La Belgique terre religieuse

La société belge francophone n'est pas aussi a-religieuse qu'on le pense.Le Baromètre du religieux montre que le christianisme interpelle toujours un francophone sur deux. L'islam perce surtout à Bruxelles. RéagissezInterview d'Olivier Servais, sociologue de l'UCL,à propos du baromètre des religions

Christian Laporte
La Belgique terre religieuse
©BELGA

Le Baromètre du religieux 2008 porte bien son nom. En effet, alors qu'on aurait pu s'attendre au constat d'un déclin des religions en Belgique, avec une chute radicale du catholicisme, les chiffres rassemblés par le bureau d'études Sonecom à l'initiative de "La Libre Belgique", de "Dimanche", de la RTBF, de Lumen Vitae et de l'UCL s'inscrivent en faux contre cette vision. Mais, bien entendu, si la Belgique reste une terre religieuse, c'est dans le contexte d'un pays occidental à l'aube du XXI e siècle.

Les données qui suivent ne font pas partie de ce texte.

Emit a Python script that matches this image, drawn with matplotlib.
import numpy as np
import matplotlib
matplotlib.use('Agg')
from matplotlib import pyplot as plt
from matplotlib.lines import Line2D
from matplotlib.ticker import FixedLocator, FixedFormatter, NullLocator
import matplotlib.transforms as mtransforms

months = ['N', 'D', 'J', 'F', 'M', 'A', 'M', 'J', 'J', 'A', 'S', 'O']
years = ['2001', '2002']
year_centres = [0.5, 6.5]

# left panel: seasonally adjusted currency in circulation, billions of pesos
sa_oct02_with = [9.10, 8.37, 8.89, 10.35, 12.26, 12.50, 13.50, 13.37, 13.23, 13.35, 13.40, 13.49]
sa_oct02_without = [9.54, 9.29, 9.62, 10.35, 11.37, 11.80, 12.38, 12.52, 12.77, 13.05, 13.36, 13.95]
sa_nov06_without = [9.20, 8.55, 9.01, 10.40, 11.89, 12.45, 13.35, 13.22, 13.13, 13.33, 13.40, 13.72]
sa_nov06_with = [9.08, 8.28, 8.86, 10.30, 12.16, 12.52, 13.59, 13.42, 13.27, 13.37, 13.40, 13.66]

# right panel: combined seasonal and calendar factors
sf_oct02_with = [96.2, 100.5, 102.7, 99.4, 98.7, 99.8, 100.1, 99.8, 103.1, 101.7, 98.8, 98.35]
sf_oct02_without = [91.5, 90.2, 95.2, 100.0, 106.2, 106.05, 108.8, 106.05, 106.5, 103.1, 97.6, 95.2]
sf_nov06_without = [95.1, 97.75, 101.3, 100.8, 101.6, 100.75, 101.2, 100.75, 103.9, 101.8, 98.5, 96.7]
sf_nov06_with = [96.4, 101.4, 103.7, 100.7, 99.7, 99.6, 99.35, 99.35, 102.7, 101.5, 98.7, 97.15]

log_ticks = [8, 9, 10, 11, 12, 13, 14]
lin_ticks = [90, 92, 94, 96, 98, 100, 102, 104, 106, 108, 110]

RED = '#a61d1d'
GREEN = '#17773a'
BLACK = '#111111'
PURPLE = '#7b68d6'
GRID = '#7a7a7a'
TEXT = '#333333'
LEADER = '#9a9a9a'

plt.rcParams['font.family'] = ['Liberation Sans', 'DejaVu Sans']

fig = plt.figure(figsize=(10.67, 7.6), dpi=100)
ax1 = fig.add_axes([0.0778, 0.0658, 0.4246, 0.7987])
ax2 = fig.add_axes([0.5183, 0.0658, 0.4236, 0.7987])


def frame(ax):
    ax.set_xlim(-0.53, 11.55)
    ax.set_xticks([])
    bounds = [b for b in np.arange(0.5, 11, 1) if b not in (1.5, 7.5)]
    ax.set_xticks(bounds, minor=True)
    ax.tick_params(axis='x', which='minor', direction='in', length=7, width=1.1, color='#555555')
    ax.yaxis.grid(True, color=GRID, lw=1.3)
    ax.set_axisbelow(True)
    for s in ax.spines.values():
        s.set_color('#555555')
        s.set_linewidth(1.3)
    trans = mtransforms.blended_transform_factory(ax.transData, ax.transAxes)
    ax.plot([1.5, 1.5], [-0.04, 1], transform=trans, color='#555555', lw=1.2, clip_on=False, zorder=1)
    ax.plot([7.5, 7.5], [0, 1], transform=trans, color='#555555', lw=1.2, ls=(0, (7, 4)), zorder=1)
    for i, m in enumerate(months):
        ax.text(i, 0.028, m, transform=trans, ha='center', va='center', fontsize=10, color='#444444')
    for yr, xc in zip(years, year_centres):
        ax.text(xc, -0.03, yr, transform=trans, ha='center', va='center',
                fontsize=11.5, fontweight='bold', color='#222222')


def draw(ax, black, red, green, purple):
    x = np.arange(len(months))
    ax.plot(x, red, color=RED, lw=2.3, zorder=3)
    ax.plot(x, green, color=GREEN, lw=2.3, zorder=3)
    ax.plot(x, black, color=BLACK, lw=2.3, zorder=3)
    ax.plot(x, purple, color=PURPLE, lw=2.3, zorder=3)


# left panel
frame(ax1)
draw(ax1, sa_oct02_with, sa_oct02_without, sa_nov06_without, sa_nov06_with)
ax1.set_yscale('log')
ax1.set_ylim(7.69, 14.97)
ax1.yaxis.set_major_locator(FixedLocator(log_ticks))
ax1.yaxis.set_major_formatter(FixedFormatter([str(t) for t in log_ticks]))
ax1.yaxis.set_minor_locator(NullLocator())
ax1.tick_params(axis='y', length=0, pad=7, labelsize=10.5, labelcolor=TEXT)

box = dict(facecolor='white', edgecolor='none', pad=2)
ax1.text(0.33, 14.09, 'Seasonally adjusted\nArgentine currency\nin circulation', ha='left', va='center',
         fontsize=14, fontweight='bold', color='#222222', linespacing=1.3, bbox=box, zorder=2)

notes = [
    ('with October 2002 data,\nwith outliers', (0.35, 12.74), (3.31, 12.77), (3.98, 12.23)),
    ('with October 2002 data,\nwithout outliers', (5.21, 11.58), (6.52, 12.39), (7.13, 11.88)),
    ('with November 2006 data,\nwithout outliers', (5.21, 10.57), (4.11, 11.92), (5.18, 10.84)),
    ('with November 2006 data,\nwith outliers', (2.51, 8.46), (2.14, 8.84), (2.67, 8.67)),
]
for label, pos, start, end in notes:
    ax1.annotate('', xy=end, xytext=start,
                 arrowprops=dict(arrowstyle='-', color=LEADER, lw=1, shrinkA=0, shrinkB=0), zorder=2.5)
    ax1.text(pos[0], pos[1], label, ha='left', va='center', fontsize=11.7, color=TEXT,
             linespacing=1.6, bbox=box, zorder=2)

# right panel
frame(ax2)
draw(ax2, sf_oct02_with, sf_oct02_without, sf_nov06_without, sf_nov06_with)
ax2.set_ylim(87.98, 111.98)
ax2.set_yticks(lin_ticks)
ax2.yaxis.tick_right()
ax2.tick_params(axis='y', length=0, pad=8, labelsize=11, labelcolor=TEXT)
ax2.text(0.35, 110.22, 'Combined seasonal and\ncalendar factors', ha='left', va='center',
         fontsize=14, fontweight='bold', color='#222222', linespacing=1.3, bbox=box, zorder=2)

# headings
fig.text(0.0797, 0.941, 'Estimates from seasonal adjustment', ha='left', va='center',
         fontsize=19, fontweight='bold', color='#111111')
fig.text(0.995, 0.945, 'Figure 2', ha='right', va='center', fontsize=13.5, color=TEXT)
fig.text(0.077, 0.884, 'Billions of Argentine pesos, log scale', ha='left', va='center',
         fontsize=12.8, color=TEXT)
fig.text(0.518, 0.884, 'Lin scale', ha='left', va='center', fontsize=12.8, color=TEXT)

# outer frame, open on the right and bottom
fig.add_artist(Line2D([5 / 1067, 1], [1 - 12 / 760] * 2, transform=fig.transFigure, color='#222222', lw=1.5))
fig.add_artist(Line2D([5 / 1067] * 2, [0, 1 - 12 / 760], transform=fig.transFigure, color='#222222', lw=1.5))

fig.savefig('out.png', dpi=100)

Ainsi 43 pc de Belges francophones se disent encore catholiques face à 17 pc d'athées, 10 pc d'agnostiques et 0,8 pc qui se reconnaissent clairement dans la laïcité organisée. Mais la donnée la plus marquante de la deuxième édition du Baromètre du religieux est quand même la présence désormais en communauté française de Belgique de 12 pc de musulmans. Si à Bruxelles, ils représentent un tiers de la population, leur présence est plus relative dans les provinces francophones mais leur position face aux grands enjeux de transmission des valeurs est telle que la donne devrait interpeller les décideurs politiques comme le dit dans notre dossier le sociologue et anthropologue Olivier Servais (UCL) dans une optique plus positive de nécessité de dialogue que, par exemple, celle de Samuel Huntington qui y verrait surtout un choc des civilisations...

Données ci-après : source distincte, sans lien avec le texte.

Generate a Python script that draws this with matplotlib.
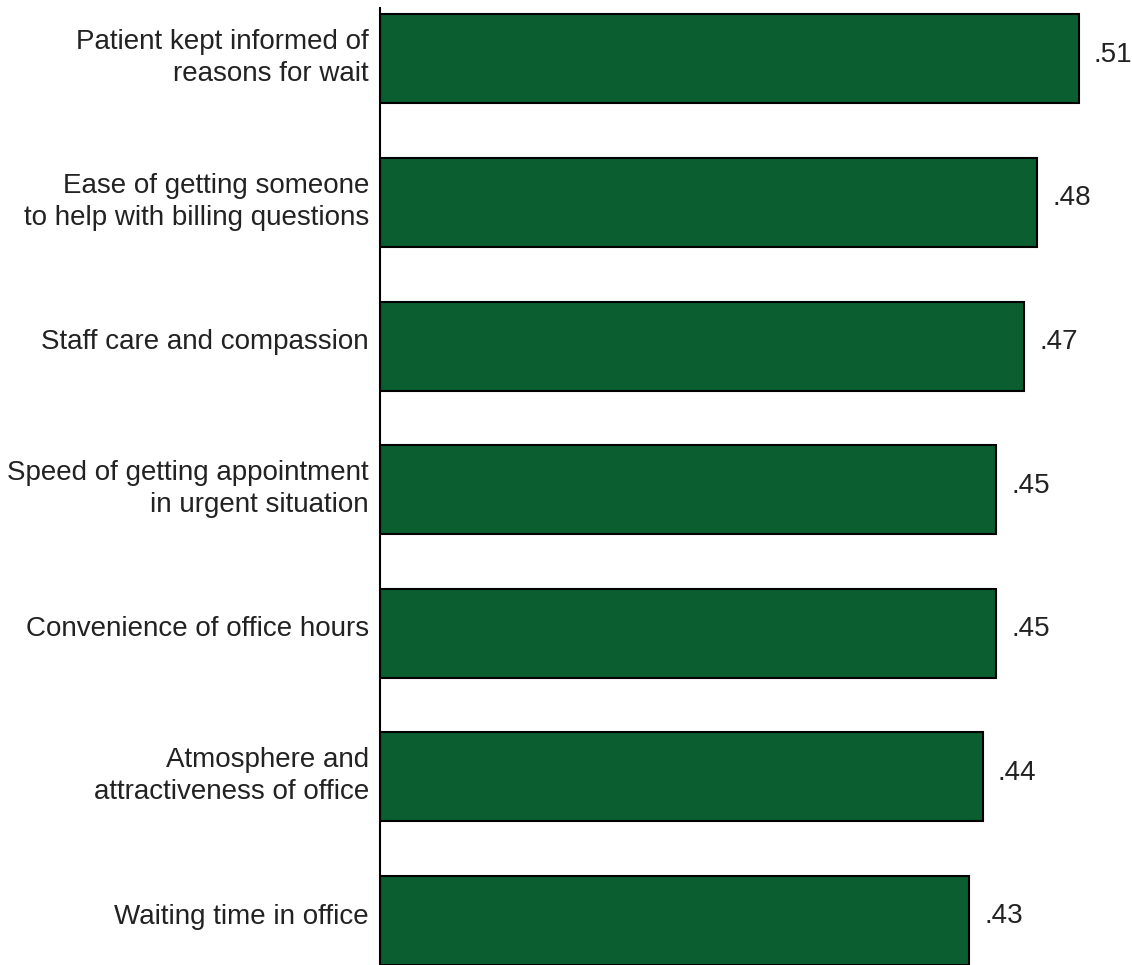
import matplotlib.pyplot as plt
import matplotlib.transforms as mtransforms

categories = [
    "Patient kept informed of\nreasons for wait",
    "Ease of getting someone\nto help with billing questions",
    "Staff care and compassion",
    "Speed of getting appointment\nin urgent situation",
    "Convenience of office hours",
    "Atmosphere and\nattractiveness of office",
    "Waiting time in office",
]
values = [0.51, 0.48, 0.47, 0.45, 0.45, 0.44, 0.43]
value_labels = [".51", ".48", ".47", ".45", ".45", ".44", ".43"]

plt.rcParams['font.family'] = ['Liberation Sans', 'DejaVu Sans']

fig = plt.figure(figsize=(11.32, 9.65), dpi=100)
ax = fig.add_axes([380 / 1132, 0.0, 1 - 380 / 1132, 1 - 8 / 965])

ypos = list(range(len(categories)))
ax.barh(ypos, values, height=0.62, color='#0b5e2f', edgecolor='black', linewidth=1.5)

# value labels just right of each bar end
for y, v, lab in zip(ypos, values, value_labels):
    ax.annotate(lab, (v, y), xytext=(11, 3), textcoords='offset points',
                va='center', ha='left', fontsize=20, color='#222222')

ax.set_yticks(ypos)
ax.set_yticklabels(categories, fontsize=20, color='#222222', linespacing=1.3)
ax.tick_params(axis='y', length=0, pad=8)
# lift the category labels a touch above the bar centres
lift = mtransforms.ScaledTranslation(0, 5 / 72, fig.dpi_scale_trans)
for t in ax.get_yticklabels():
    t.set_transform(t.get_transform() + lift)
ax.set_xticks([])
ax.set_xlim(0, 0.549)
ax.set_ylim(6.31, -0.355)

for side in ('top', 'right', 'bottom'):
    ax.spines[side].set_visible(False)
ax.spines['left'].set_linewidth(1.5)

fig.savefig('out.png', dpi=100)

Du reste, les données récoltées par Sonecom tendent à montrer que les Belges restent très religieux : 80 pc se disent attachés aux traditions religieuses mais 68 pc se disent croyants. Dont 42 pc de non-pratiquants mais aussi plus d'un quart qui disent encore pratiquer.

Certainement pas tous les dimanches comme jadis : 23 pc des Belges francophones ont assisté à au moins 10 offices religieux ces douze derniers mois et il y a un noyau dur de 8 pc qui a assisté à au moins une cérémonie par semaine. Mais en même temps, un sur trois n'a pas mis les pieds dans une église, un temple ou une synagogue.

Lieu de recueillement

Cela dit, lorsqu'on interpelle les visiteurs de lieux du culte, leurs réponses sont intéressantes : près d'un sur deux y entre pour se recueillir et un tiers pour participer à des célébrations religieuses communes. Un Belge francophone sur sept participe à la vie de la communauté religieuse : 13 pc font des pélerinages et une quantité équivalente est familière de retraites.

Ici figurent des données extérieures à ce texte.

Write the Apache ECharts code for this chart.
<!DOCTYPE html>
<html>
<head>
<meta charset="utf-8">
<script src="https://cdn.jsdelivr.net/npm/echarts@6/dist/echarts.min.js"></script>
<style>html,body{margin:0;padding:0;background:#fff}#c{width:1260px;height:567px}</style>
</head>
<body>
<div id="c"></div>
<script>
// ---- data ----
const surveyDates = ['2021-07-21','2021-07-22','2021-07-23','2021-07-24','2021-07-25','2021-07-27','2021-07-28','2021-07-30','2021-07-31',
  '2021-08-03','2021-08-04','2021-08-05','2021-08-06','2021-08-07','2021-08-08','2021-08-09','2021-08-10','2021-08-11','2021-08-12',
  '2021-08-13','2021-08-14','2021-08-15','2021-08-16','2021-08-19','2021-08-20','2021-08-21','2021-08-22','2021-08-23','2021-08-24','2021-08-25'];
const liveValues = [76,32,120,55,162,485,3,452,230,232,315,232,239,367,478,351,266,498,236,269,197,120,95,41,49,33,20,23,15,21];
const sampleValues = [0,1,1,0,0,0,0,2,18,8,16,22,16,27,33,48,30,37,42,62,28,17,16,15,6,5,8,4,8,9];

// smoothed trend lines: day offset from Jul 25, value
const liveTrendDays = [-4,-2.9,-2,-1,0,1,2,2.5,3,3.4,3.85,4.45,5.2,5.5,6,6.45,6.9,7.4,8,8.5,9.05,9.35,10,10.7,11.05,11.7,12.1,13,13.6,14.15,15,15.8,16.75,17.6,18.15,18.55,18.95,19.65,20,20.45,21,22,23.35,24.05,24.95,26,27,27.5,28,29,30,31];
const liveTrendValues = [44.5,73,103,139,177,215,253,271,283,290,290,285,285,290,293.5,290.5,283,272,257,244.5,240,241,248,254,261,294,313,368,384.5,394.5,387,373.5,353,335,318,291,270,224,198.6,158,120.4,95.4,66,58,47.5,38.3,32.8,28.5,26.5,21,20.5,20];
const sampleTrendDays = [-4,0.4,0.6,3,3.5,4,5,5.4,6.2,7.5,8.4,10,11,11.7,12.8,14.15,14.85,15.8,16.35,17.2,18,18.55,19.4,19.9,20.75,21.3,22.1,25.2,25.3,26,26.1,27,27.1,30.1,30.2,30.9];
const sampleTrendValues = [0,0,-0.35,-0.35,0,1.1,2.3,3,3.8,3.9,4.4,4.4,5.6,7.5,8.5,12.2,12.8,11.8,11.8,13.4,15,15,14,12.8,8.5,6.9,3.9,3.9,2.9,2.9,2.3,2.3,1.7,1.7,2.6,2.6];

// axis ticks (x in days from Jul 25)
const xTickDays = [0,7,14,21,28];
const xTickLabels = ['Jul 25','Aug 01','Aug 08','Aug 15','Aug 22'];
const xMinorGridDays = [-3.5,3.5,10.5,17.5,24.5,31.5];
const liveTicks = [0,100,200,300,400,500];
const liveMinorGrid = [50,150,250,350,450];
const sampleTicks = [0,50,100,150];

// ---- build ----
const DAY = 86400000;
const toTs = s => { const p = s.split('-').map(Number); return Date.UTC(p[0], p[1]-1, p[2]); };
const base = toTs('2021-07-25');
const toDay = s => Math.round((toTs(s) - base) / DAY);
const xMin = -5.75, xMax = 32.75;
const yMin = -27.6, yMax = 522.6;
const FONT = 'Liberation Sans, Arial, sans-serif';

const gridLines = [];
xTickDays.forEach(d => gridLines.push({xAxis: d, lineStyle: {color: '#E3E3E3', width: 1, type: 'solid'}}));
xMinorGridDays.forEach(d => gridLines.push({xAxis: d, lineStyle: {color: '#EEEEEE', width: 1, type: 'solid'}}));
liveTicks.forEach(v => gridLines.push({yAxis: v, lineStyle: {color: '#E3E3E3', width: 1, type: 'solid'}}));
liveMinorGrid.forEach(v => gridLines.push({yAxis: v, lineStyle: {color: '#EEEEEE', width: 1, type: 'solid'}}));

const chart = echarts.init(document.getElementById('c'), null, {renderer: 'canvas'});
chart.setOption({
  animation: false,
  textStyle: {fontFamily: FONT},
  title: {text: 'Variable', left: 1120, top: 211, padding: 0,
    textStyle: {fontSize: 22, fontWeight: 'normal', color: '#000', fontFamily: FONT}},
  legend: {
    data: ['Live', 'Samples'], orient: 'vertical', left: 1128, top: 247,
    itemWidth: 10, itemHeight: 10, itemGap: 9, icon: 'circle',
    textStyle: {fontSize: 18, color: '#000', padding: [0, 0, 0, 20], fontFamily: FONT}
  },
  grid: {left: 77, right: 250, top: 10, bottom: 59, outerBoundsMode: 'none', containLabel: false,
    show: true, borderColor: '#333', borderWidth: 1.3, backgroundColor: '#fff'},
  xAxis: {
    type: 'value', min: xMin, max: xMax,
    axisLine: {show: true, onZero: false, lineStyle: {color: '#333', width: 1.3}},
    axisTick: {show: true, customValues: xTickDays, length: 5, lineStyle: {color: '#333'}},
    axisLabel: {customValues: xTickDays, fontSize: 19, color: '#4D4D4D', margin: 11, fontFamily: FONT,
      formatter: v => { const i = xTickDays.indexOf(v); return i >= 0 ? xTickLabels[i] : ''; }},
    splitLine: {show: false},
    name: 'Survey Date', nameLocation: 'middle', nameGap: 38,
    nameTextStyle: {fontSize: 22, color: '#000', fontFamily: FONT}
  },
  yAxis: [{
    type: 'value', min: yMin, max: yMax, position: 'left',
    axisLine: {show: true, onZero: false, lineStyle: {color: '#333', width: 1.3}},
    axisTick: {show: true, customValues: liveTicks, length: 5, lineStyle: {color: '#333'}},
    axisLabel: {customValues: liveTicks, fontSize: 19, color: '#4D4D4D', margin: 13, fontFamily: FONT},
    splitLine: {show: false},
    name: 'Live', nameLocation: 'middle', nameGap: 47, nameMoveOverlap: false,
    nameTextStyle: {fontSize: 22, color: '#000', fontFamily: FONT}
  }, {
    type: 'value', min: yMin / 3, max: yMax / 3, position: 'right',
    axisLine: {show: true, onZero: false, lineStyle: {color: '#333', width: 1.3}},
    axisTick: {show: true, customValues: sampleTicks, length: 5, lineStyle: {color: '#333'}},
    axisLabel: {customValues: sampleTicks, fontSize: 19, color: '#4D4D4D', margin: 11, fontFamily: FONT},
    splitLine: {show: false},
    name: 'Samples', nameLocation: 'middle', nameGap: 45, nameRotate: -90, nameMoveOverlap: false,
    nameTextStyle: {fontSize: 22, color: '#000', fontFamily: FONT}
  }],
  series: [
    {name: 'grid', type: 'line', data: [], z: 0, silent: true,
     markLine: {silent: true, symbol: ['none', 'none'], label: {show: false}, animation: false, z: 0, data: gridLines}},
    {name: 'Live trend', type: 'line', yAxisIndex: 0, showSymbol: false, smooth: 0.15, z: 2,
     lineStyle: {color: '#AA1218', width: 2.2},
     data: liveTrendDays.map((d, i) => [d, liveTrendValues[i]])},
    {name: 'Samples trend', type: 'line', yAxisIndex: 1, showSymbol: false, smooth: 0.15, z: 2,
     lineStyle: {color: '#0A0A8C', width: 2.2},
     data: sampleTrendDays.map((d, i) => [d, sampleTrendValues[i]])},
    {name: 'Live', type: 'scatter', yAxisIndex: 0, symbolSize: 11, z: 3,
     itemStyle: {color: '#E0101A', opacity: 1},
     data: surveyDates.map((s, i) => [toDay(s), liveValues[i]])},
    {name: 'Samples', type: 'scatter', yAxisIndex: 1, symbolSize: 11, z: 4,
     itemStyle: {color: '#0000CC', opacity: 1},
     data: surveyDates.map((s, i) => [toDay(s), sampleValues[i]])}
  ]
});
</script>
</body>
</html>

La prière ? Elle interpelle un Belge sur deux. De temps en temps ce qui contraste avec un tiers de la population qui ne prie jamais... Il est aussi intéressant d'approcher l'expérience du divin : 64 pc disent l'avoir trouvé dans la nature et à peine moins dans l'amour et dans la prière. Mais pour deux Belges sur cinq, c'est dans l'engagement social.

Et Dieu dans tout ça ? Pour près de 60 pc, son existence est au moins probable. Et 38 pc en sont sûrs. Un tiers est dans le doute ou l'incertitude mais 12,5 pc affirment sa non-existence. La mort ou plutôt ce qui pourrait se passer dans son sillage divise aussi très fort les francophones : près d'un francophone sur quatre estime qu'il n'y a rien mais ils sont quand même 72 pc à estimer qu'il y a quelque chose lorsqu'on passe de l'autre côté du miroir.

Mais au-delà de ce portrait spirituel, le Baromètre est surtout très éclairant sur la manière dont se fait ou devrait se faire la transmission des valeurs religieuses mais aussi laïques. A l'heure de la famille éclatée, l'école est le premier lieu d'éducation religieuse ou philosophique. A l'inverse, à l'autre bout de l'échelle, les médias sont considérés comme n'entrant pas du tout dans l'éducation religieuse ou philosophique par 55 pc des personnes consultées. Selon le Baromètre, ce rôle devrait revenir prioritairement aux parents avant l'école et les grands-parents. Et même avant les communautés religieuses ou philosophiques.